Sunday, August 19, 2007

Poetry falls upon hard times ...

Dan Chiasson is the author of three books and teaches at Wellesley College. In today's New York Time he wrote an article, condemning a short book of 22 poems by detainees at the military prison at Guantánamo Bay, Cuba. He notes, poems that have been cleared for release by the United States military.

He writes, ... reading “Poems From Guantánamo” is a bizarre experience.

In what sense could these poems, heavily vetted by official censors, translated by “linguists with secret-level security clearance” but no literary training, released by the Pentagon according to its own strict, but unarticulated, rationale — “speak”?

Given these constraints, a better subtitle might have been “The Detainees Do Not Speak” or perhaps “The Detainees Are Not Allowed to Speak.” But the best subtitle, I fear, would have been “The Pentagon Speaks.”

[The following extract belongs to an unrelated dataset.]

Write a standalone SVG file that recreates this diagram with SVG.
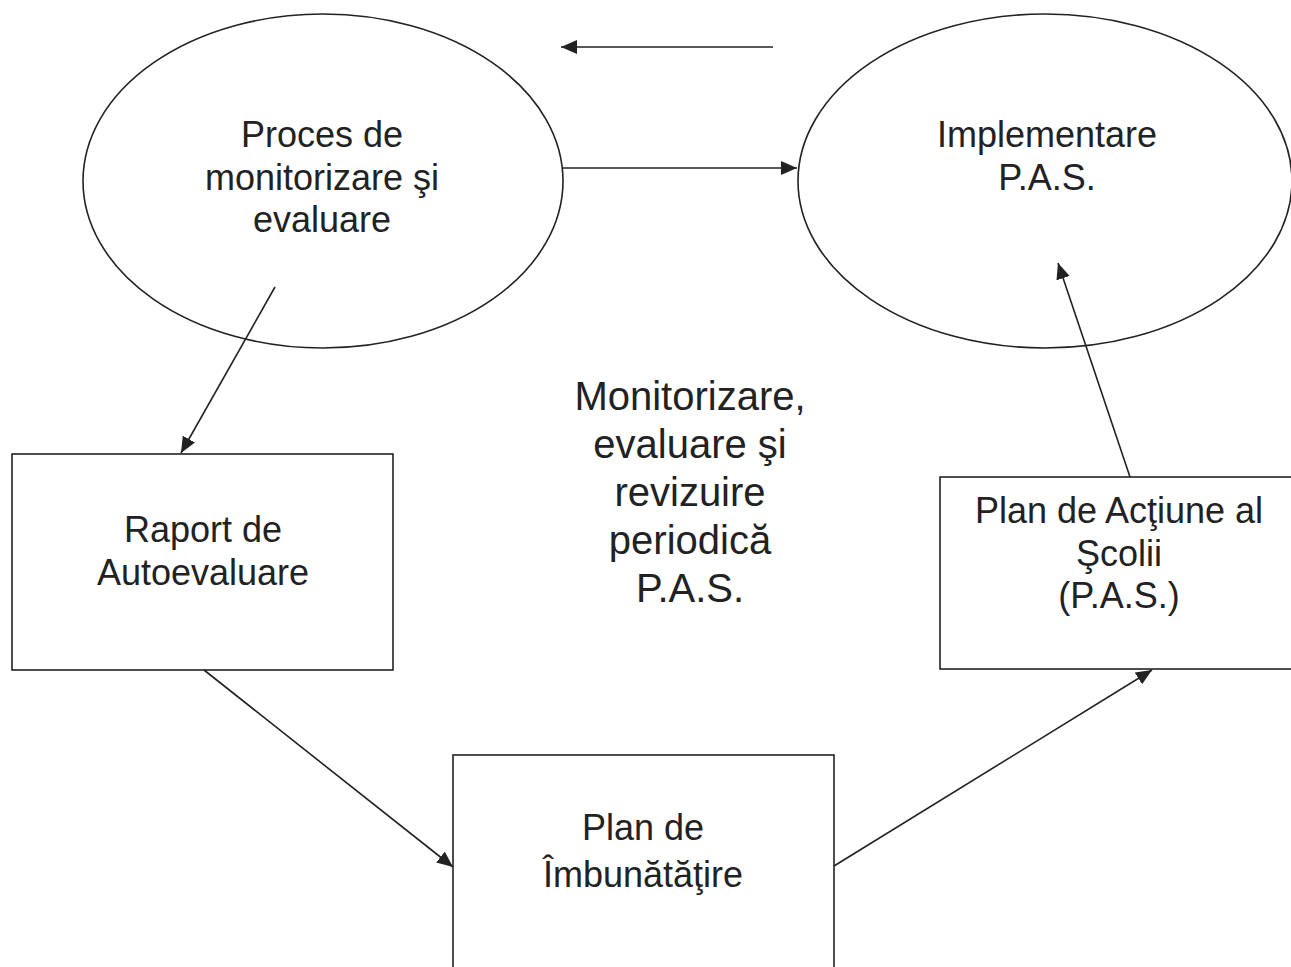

He goes on to say, But imagine a volume of Osip Mandelstam’s poetry released by the Soviet government in 1938, or an anthology of poems by Japanese internment prisoners released by our government during the Second World War. The government’s disingenuous resistance to this book’s publication aside (a wooden official statement denounces the book as “another tool in their battle of ideas against Western democracies”), the Pentagon ought to get an editor’s credit on “Poems From Guantánamo.”

5 comments:

Anonymous said...

"You have to be in the mood for some death-defying Orwellian back-flips, then, to read “Poems From Guantánamo”,
the New York Times notes.

Let's nominate the author for the understatement of the month award...

Anonymous said...

wow. it makes me really really want to read the poems

Di Mackey said...

Lol, let's Peter.

Who imagined the book could be greeted with anything except skepticism when they knew who the censors were ... it's surreal thinking.

I can imagine, ascender. Maybe they can be used as leaping off points for other creative folk who are free and uncensored.

ren powell said...

Sounds like the linguists have translated poetry into prose and stuffed ideology into the line breaks. The Pope demanding drapery over penises in the frescoes.

I wonder if the poets know what has happened to their work. I wonder if the Pentagon knows that if these men are ever released, they'll be facing a death sentence for the translations. I wonder if that was the intention.
(sorry to go on so)

Di Mackey said...

Your 'going on' was much appreciated ren.kat It's all true.